Sunday, January 14, 2007

sleepless in Misawa

I got all of about two hours of sleep last night. I stayed up late trying to catch up on homework, didn’t, catch up, but tried. Lily woke up and had to pee, then I let her sleep with us. I haven’t really done that much before, but she has become very difficult to put down and I was tired. Boy, was that a big mistake. She was like the Tasmanian Devil, rolling around kicking me everywhere. She never went back to sleep and neither did I. We then drove Mandy and Jeff to the tour bus. They are off on an adventure to Tokyo this week. Going to see Sumo Wrestling in person. It was the crack of dawn, a thick layer of wet snow covering everything. A gray dingy sky, the world appeared as if it were a black and white picture, very mesmerizing to me who has not slept. Now Lily is sleeping peacefully, and me, I laid in my bed for an hour and a half, my mind racing and no sleep. Boy will it suck when she wakes up all refreshed and I am still beat. I guess I will sleep well tonight.

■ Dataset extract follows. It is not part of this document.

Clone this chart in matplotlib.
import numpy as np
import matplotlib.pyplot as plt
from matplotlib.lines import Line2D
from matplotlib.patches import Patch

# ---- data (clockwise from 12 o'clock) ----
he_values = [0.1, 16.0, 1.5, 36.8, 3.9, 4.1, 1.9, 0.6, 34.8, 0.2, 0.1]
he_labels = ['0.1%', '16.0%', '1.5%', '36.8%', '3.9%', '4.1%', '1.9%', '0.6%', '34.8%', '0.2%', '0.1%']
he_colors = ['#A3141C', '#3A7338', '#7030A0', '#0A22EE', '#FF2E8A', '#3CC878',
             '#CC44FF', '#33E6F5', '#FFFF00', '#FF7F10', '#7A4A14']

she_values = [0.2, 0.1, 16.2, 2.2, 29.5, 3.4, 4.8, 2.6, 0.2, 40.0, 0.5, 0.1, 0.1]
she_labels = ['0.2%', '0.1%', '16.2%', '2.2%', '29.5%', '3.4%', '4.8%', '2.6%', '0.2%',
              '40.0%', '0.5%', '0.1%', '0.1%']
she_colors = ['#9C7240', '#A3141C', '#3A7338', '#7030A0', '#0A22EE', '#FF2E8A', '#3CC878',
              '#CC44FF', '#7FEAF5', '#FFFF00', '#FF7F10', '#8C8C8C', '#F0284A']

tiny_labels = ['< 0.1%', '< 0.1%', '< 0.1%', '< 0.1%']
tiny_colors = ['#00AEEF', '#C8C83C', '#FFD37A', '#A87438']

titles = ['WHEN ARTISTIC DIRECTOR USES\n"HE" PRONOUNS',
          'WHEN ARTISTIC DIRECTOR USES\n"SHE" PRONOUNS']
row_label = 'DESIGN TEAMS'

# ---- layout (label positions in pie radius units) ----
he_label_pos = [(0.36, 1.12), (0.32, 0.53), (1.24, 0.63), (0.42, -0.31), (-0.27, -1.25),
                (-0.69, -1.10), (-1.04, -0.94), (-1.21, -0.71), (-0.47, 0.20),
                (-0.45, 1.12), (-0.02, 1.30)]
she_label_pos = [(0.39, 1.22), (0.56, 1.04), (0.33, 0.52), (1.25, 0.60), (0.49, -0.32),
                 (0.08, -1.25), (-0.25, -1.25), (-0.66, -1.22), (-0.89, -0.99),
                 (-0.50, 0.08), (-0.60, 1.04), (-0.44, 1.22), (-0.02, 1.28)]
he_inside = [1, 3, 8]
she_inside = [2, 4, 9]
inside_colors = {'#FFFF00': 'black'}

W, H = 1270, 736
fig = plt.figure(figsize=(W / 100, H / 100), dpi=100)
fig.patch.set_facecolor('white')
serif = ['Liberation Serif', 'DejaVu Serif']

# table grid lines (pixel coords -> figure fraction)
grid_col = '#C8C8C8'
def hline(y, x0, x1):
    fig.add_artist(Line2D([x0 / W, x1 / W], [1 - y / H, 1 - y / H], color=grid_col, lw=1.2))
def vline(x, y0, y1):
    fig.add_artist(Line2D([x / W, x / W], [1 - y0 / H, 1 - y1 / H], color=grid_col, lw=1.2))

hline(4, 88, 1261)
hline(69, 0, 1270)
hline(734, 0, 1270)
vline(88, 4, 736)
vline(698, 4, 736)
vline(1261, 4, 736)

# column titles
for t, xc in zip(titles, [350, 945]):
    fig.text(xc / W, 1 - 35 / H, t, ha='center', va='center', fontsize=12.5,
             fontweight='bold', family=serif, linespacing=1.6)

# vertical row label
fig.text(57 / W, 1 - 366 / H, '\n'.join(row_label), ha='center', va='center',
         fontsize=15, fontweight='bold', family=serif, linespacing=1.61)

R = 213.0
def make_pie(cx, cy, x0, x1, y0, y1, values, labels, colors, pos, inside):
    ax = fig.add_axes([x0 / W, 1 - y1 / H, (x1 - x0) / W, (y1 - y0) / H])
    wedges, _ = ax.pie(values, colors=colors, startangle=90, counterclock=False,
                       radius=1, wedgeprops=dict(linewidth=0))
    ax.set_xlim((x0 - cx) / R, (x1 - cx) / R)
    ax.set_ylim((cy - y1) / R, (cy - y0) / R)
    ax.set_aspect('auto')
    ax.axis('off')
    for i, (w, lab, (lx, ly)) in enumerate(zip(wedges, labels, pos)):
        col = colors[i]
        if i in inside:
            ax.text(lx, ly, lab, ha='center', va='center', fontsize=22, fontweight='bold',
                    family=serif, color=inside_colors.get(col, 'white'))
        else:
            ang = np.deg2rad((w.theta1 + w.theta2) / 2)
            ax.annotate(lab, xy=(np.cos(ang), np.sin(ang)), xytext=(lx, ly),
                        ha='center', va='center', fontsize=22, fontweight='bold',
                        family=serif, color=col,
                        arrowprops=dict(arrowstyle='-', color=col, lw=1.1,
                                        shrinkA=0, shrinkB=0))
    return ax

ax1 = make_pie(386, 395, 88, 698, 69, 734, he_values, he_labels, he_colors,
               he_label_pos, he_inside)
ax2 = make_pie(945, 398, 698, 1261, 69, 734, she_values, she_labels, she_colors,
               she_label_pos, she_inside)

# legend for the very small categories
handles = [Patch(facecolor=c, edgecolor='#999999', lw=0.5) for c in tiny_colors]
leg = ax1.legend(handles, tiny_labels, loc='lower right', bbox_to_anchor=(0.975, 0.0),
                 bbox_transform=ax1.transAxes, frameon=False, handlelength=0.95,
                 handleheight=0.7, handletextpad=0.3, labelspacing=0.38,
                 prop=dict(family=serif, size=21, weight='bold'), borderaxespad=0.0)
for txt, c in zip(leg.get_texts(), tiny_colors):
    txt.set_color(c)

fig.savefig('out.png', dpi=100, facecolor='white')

For the last couple of weeks I have been going through a pretty bad spell. Do you have those days (weeks)? I am starting to feel like myself again. During that time, I would drift off in my mind to other times in my life when I was depressed. Remembering times of sorrow, times of humiliation, times of loss. I would feel all those moments again as if I was there, take on all that grief. Why do I do that? Today it seems silly, last week it was all I could think about. When I should have been focusing on my homework and all the work of moving. My mind would just drift off to sorrow.

I composed dozens of blog posts in my mind. Posts about how much I hate this or that, it was terrible. Luckily I didn’t ever write them, just in my head. Now I am cleaning out my head and working on looking at the life I have today, full of people who adore me and depend on me, so I better not let them down.

2 comments:

Anonymous said...

Hey! Yes. I do know about getting stuck reviewing the past. It's painful. I'm glad you're beginning to focus again on the present.

I would love your help promoting a bit of news. You can read the details on my web site but the short of it is that we all can help one mom live a bit longer. So, I'd love it if you'd stop by and find out how to promote Tuesday's event.

I think of you often and send up a prayer. Especially for your upcoming travel.

ttyl,
pam

meno said...

I have to make a concious effort sometimes to stop thinking about things that have happened in the past. I can get myself all worked up about it again, and that is really of no value to me.

Sorry about the sleep. I hate those days. I spend them just waiting until it's time to go to bed again.